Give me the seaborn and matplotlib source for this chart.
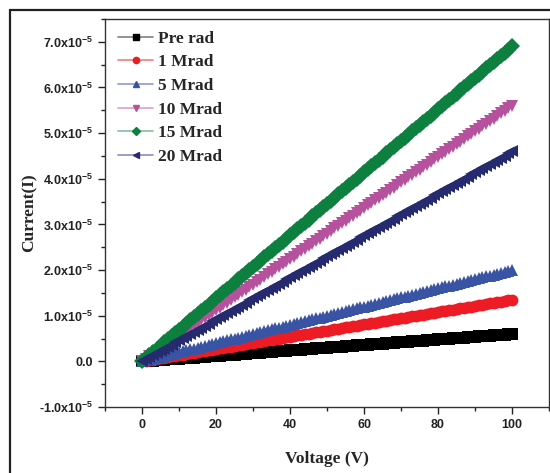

...

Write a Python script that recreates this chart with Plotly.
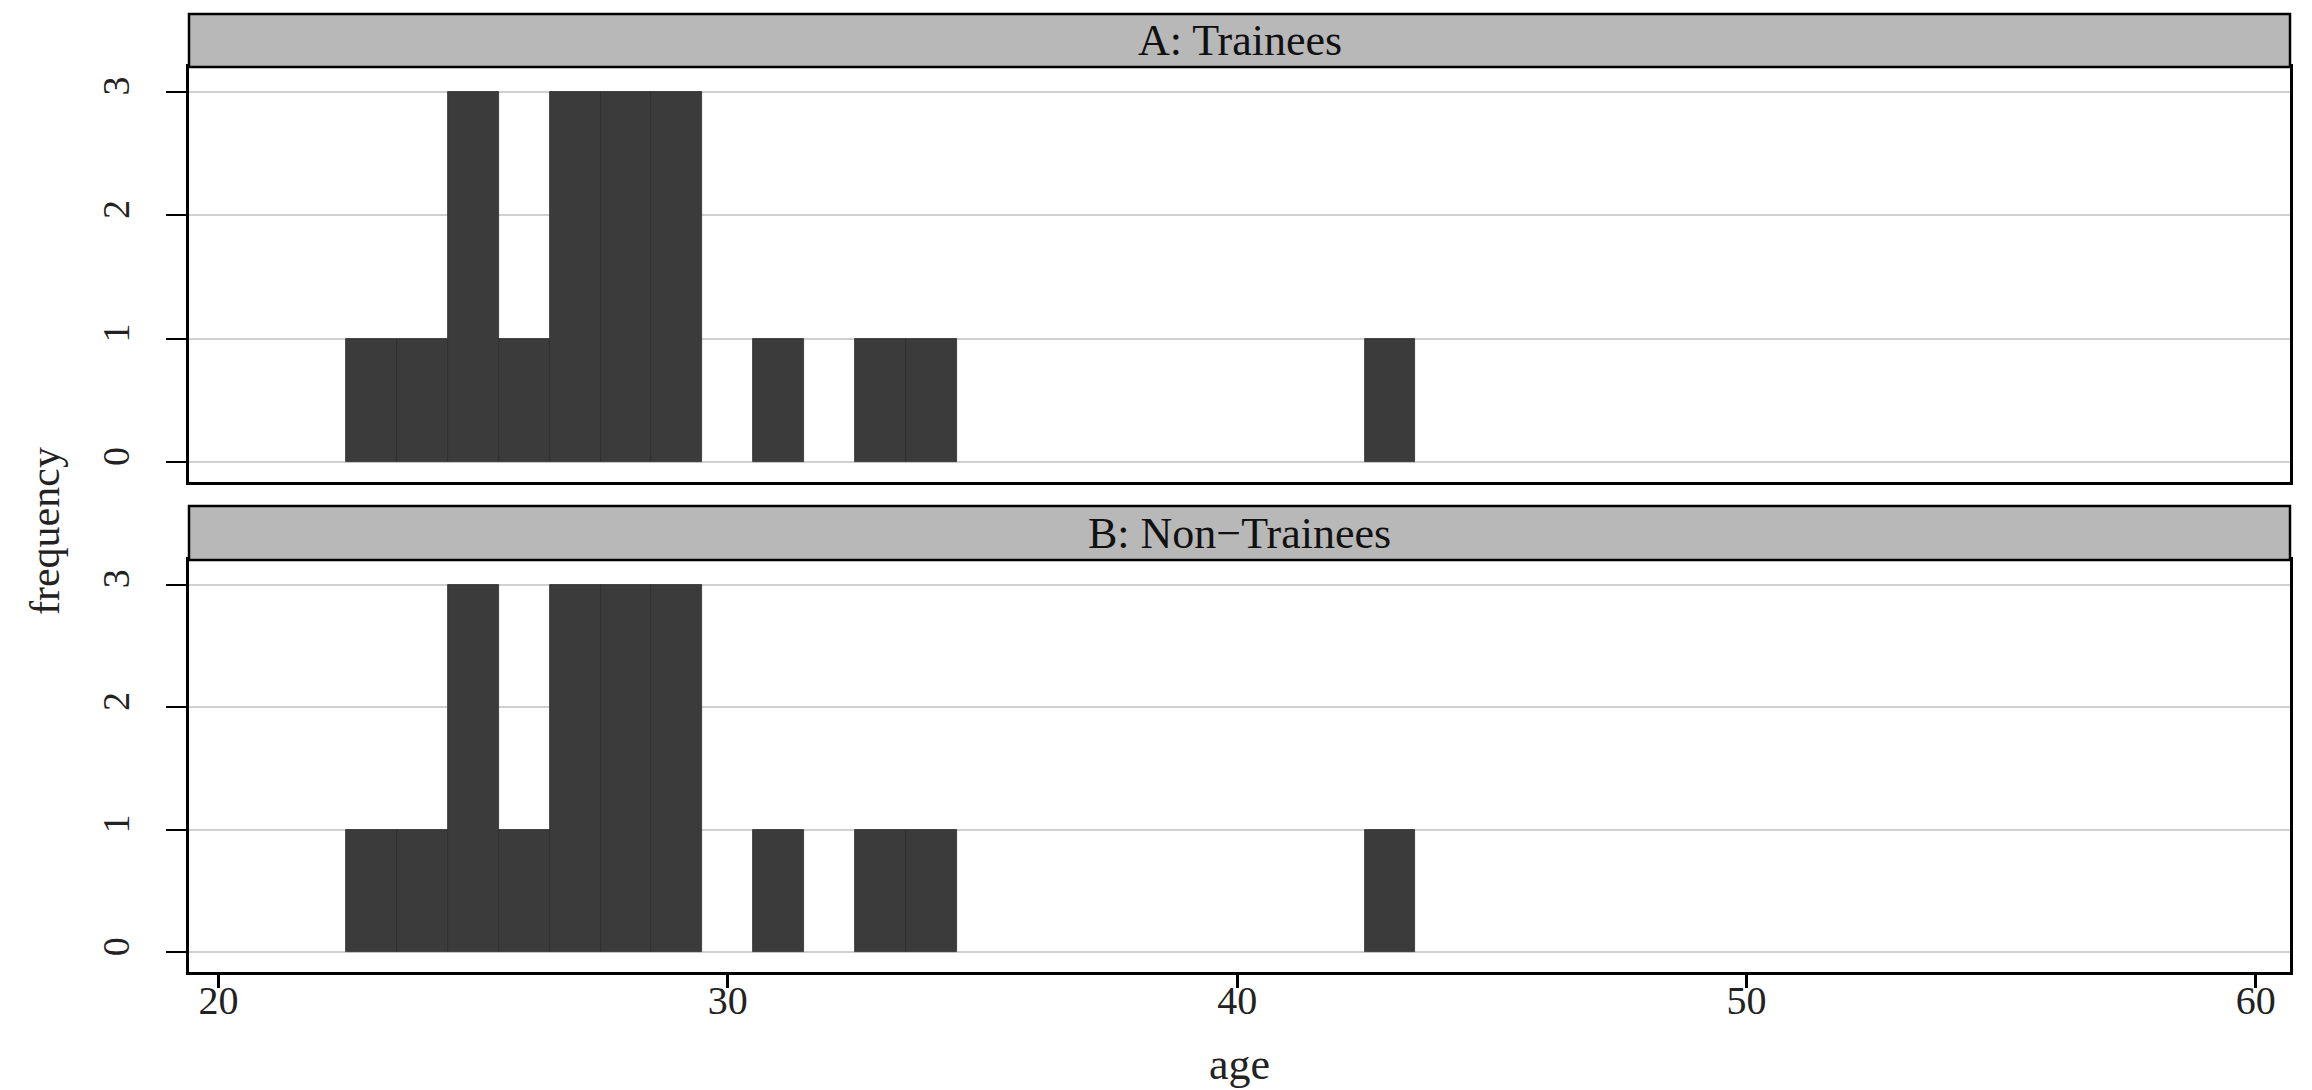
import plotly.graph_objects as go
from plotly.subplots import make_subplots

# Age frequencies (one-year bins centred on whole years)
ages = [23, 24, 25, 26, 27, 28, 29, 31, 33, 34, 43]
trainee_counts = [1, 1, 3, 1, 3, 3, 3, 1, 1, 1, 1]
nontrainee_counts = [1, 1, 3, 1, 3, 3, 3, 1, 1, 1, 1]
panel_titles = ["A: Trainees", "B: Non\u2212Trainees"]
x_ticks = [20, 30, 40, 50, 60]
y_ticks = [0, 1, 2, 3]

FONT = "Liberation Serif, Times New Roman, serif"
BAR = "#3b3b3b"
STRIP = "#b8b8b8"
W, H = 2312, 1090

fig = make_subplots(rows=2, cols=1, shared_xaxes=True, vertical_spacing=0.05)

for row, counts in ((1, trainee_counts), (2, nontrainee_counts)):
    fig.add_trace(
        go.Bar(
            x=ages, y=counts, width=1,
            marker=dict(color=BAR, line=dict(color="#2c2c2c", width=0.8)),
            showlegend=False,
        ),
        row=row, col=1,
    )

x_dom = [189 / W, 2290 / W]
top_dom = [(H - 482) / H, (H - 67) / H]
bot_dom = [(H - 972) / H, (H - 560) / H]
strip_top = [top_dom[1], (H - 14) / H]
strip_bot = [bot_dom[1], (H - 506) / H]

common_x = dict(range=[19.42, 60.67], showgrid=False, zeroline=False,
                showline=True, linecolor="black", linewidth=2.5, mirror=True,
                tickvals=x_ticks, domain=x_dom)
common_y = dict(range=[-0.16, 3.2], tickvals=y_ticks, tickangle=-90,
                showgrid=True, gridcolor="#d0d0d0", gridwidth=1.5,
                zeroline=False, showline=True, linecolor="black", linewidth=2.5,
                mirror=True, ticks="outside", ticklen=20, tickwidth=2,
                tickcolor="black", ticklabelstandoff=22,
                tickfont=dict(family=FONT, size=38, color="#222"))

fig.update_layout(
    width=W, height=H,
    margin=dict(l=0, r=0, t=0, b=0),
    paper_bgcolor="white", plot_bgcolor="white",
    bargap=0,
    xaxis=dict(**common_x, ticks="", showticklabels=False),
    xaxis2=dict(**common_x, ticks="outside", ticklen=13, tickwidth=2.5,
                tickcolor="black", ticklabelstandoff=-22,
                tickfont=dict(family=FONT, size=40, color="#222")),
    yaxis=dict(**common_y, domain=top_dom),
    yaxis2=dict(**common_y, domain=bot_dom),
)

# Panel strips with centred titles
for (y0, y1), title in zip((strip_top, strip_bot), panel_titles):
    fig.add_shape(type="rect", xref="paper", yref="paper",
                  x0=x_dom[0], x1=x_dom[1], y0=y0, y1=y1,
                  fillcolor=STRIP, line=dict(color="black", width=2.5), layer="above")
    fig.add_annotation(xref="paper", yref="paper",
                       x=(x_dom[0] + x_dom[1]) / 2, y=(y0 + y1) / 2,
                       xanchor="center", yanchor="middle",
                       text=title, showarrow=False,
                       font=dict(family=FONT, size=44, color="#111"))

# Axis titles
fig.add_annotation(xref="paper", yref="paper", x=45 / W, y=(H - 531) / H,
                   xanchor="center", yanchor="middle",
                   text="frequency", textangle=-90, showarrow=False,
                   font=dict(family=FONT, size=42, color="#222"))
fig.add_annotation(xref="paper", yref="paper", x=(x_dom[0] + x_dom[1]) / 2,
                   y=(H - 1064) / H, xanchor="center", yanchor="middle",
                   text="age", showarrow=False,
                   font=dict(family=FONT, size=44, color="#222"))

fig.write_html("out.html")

- **EXERCISE DIRECTIONS**
Pick out lines containing the word "with", each one as written.

- **THE COMPLETED TASK**
Write a Python script that recreates this chart with Plotly.
# Panel strips with centred titles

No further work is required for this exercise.